## Your objective
Copy out exactly the lines spanning the line with "Rebuild this chart" to the line with "ax.spines[s].set_linewidth(1.1)", inclusive, from the data underneath, with no pictures.

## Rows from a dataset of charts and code
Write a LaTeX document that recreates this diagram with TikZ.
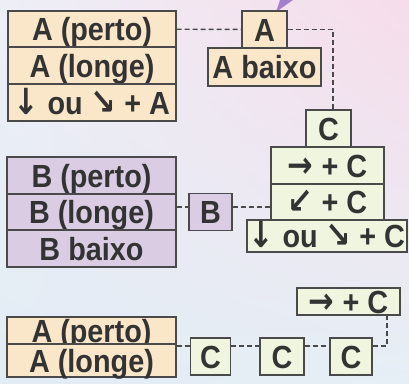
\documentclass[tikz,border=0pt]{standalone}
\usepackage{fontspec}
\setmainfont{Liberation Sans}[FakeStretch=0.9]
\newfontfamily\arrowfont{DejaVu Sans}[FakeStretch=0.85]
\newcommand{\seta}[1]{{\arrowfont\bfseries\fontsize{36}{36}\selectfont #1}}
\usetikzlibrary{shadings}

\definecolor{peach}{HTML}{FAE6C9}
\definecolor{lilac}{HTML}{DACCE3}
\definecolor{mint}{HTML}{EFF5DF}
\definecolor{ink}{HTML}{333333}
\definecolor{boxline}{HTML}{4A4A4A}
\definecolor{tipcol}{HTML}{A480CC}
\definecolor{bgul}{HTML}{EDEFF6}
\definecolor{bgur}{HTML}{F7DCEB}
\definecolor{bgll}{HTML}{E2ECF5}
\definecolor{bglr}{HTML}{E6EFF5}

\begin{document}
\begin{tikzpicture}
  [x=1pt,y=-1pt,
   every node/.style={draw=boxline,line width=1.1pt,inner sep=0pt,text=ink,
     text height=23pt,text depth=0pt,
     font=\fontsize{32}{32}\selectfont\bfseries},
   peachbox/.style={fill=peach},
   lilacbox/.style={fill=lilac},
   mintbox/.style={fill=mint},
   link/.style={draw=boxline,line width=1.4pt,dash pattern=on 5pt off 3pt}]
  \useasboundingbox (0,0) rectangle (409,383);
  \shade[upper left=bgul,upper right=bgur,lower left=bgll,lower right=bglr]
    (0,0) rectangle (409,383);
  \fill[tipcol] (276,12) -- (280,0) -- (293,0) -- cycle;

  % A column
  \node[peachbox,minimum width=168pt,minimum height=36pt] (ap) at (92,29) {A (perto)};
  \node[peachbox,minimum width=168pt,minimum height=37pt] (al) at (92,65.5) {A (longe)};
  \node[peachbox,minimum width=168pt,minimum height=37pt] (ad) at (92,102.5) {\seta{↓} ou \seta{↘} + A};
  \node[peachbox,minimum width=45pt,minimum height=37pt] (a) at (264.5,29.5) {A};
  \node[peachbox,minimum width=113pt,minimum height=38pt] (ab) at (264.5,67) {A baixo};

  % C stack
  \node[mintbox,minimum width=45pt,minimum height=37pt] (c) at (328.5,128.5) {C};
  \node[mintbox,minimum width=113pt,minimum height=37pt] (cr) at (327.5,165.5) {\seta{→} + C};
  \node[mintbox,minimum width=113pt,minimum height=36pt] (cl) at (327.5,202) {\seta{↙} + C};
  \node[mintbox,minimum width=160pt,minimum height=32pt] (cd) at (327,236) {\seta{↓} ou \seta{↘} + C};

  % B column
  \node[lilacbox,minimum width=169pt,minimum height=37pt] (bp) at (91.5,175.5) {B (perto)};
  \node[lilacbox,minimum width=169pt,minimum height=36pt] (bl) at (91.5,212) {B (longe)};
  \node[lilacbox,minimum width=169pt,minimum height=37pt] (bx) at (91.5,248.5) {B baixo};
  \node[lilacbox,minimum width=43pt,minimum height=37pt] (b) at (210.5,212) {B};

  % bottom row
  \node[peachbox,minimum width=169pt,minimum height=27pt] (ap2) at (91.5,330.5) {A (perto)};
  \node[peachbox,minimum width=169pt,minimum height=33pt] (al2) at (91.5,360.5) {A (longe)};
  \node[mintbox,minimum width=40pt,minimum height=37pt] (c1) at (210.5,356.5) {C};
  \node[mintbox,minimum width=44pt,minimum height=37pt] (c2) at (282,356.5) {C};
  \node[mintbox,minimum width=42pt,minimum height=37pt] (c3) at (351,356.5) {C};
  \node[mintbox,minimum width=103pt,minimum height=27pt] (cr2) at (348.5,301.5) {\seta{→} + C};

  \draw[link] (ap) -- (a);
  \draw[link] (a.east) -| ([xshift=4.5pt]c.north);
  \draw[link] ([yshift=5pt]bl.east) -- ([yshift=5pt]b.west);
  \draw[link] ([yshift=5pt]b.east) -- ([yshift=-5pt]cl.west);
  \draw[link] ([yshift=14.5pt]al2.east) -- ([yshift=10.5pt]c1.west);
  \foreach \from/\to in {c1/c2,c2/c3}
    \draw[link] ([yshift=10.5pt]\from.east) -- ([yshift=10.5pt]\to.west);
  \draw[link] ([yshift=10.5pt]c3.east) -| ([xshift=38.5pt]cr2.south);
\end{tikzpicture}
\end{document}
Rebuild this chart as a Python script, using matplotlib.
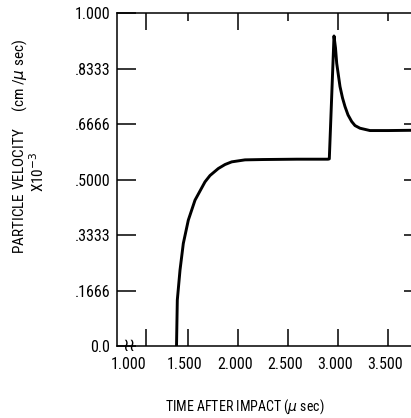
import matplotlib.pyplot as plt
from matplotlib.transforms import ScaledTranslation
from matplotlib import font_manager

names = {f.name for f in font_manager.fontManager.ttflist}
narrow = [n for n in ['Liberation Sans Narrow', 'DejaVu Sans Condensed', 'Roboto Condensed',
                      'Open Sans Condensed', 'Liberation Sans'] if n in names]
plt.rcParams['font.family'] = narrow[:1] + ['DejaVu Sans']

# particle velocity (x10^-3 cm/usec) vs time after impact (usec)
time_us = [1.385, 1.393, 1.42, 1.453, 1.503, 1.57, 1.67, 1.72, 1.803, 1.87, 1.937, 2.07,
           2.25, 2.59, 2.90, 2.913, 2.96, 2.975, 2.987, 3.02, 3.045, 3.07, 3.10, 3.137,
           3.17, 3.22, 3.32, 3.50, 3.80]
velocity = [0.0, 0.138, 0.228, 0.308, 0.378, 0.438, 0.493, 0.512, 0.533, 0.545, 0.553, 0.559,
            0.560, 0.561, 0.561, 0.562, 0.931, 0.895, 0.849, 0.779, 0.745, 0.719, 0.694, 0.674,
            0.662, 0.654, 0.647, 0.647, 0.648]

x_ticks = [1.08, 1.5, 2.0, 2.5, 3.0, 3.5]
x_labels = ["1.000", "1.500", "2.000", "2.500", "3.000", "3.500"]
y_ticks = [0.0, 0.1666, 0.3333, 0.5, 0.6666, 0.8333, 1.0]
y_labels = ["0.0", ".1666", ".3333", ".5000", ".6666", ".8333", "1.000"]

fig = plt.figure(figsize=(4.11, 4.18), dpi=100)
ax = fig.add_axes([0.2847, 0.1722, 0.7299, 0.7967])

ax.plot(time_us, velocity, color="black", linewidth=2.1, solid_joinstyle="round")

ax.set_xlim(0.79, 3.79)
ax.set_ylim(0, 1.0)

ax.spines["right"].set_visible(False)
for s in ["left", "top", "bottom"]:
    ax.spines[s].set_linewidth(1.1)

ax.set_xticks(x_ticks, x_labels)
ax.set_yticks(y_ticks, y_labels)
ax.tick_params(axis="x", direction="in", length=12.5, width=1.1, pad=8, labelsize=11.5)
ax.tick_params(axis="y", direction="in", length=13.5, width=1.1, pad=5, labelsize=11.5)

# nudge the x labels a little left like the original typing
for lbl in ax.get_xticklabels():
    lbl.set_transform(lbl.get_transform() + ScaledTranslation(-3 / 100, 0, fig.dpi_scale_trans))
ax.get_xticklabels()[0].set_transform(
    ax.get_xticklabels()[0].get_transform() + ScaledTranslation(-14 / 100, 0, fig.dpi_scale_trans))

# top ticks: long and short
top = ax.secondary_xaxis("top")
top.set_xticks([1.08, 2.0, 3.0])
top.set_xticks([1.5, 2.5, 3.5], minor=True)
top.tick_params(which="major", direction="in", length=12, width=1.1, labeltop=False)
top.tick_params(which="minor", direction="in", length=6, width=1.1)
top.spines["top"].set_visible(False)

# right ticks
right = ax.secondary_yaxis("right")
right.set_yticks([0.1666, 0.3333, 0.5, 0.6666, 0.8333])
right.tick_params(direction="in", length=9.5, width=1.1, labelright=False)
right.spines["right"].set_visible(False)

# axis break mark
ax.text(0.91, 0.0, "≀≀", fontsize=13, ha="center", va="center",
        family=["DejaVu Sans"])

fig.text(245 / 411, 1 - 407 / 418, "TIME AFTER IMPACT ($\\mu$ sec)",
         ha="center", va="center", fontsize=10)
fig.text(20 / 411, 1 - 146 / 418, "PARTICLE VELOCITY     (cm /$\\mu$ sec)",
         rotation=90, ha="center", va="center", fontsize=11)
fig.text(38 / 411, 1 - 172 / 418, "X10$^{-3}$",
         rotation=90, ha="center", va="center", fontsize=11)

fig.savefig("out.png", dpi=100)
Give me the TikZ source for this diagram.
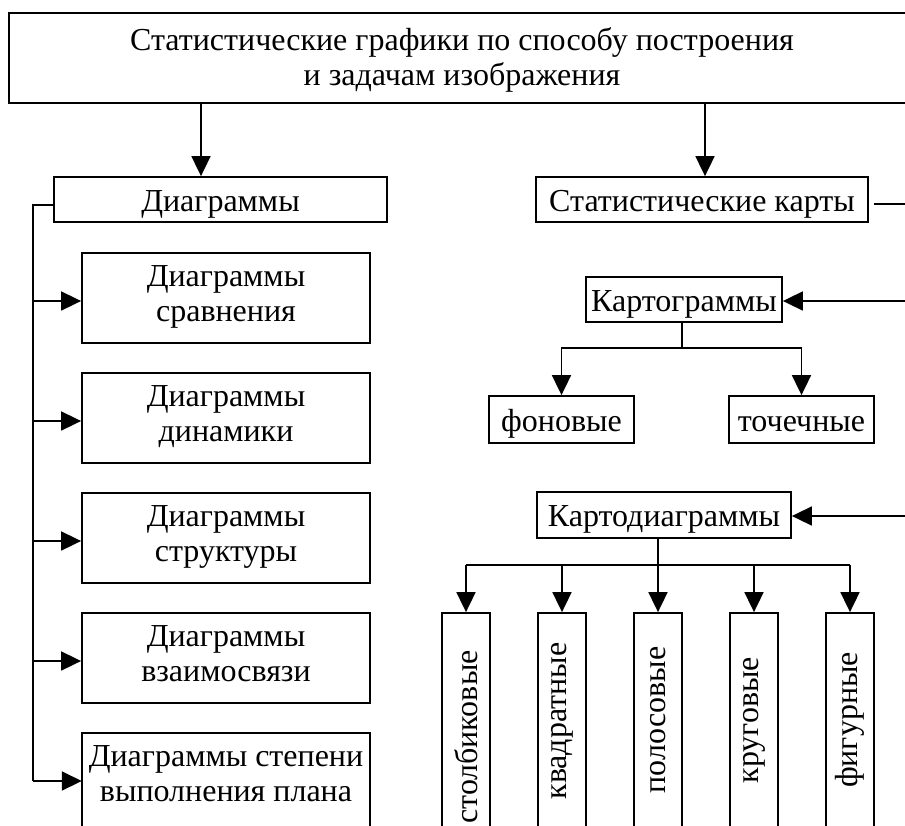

## Written solution
Rebuild this chart as a Python script, using matplotlib.
import matplotlib.pyplot as plt
from matplotlib.transforms import ScaledTranslation
from matplotlib import font_manager

names = {f.name for f in font_manager.fontManager.ttflist}
narrow = [n for n in ['Liberation Sans Narrow', 'DejaVu Sans Condensed', 'Roboto Condensed',
                      'Open Sans Condensed', 'Liberation Sans'] if n in names]
plt.rcParams['font.family'] = narrow[:1] + ['DejaVu Sans']

# particle velocity (x10^-3 cm/usec) vs time after impact (usec)
time_us = [1.385, 1.393, 1.42, 1.453, 1.503, 1.57, 1.67, 1.72, 1.803, 1.87, 1.937, 2.07,
           2.25, 2.59, 2.90, 2.913, 2.96, 2.975, 2.987, 3.02, 3.045, 3.07, 3.10, 3.137,
           3.17, 3.22, 3.32, 3.50, 3.80]
velocity = [0.0, 0.138, 0.228, 0.308, 0.378, 0.438, 0.493, 0.512, 0.533, 0.545, 0.553, 0.559,
            0.560, 0.561, 0.561, 0.562, 0.931, 0.895, 0.849, 0.779, 0.745, 0.719, 0.694, 0.674,
            0.662, 0.654, 0.647, 0.647, 0.648]

x_ticks = [1.08, 1.5, 2.0, 2.5, 3.0, 3.5]
x_labels = ["1.000", "1.500", "2.000", "2.500", "3.000", "3.500"]
y_ticks = [0.0, 0.1666, 0.3333, 0.5, 0.6666, 0.8333, 1.0]
y_labels = ["0.0", ".1666", ".3333", ".5000", ".6666", ".8333", "1.000"]

fig = plt.figure(figsize=(4.11, 4.18), dpi=100)
ax = fig.add_axes([0.2847, 0.1722, 0.7299, 0.7967])

ax.plot(time_us, velocity, color="black", linewidth=2.1, solid_joinstyle="round")

ax.set_xlim(0.79, 3.79)
ax.set_ylim(0, 1.0)

ax.spines["right"].set_visible(False)
for s in ["left", "top", "bottom"]:
    ax.spines[s].set_linewidth(1.1)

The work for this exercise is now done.